Monday, May 23, 2011

What the ICU is for

I wrote in a prior blog about iatrogenic injuries and described a gentleman who had an elective cardiac cath, suffered injury to his femoral artery, required massive transfusions, and had an ICU course complicated by abdominal compartment syndrome, renal failure requiring dialysis, respiratory failure requiring mechanical ventilation, and emergent vascular surgery. His course was extraordinarily tenuous, and with multiple organ systems affected, his prognosis was guarded. But this is what the ICU is for. All his injuries were potentially reversible with aggressive resuscitation. Over the course of the last two weeks, we've weaned his sedation so he can follow commands on a mechanical ventilator. We've monitored his heart closely with a pulmonary artery catheter and maintained his blood pressures on potent vasoconstrictor drips. We've assisted his breathing with mechanical ventilation. We've dialyzed him to take off the extra volume he received from his transfusions. We've fed him artificial nutrition and given him broad-spectrum antibiotics for fevers.

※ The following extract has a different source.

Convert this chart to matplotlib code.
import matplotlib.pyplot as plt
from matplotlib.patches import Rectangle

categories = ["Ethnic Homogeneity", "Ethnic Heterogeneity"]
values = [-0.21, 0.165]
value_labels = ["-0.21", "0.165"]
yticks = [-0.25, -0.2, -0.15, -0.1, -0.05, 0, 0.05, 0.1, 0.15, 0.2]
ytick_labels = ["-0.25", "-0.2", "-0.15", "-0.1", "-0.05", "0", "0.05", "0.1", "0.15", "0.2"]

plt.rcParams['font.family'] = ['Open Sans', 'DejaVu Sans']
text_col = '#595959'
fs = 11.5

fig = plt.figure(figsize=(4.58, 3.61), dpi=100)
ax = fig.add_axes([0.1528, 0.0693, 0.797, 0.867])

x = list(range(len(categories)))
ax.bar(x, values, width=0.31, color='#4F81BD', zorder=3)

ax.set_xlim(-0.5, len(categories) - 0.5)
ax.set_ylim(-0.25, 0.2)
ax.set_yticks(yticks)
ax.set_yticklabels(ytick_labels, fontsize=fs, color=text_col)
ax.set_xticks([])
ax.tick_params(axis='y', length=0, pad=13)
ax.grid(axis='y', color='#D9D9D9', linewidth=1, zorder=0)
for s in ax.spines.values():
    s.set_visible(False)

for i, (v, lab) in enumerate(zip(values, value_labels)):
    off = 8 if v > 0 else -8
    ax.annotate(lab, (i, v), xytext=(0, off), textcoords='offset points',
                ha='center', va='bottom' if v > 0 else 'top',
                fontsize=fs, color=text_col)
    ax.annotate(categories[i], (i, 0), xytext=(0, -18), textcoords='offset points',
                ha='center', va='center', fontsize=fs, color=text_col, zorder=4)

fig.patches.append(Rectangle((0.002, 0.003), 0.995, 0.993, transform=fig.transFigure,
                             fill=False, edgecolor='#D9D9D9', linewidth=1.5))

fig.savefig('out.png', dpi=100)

Over the course of the last two weeks, in managing many complex and interacting organ systems at once, we got him to the point that he could be extubated. We took out the breathing tube, turned off his sedation, stopped his blood pressure medicines, coaxed his kidneys back to life, and began a long course of rehabilitation. This was the most amazing recovery and reminded me why I like the ICU. The ICU has patients who have planned admissions after cardiac, vascular, neuro, or other surgeries. It also has some patients whose disease processes are so severe that there is no hope of meaningful recovery. But there is a small fraction of patients for whom it is miraculous. It makes the difference between death and a salvaged life. It is for this small percentage of patients who have reversible processes only with the intense specialized care of the intensive care unit that the ICU is truly the fulcrum.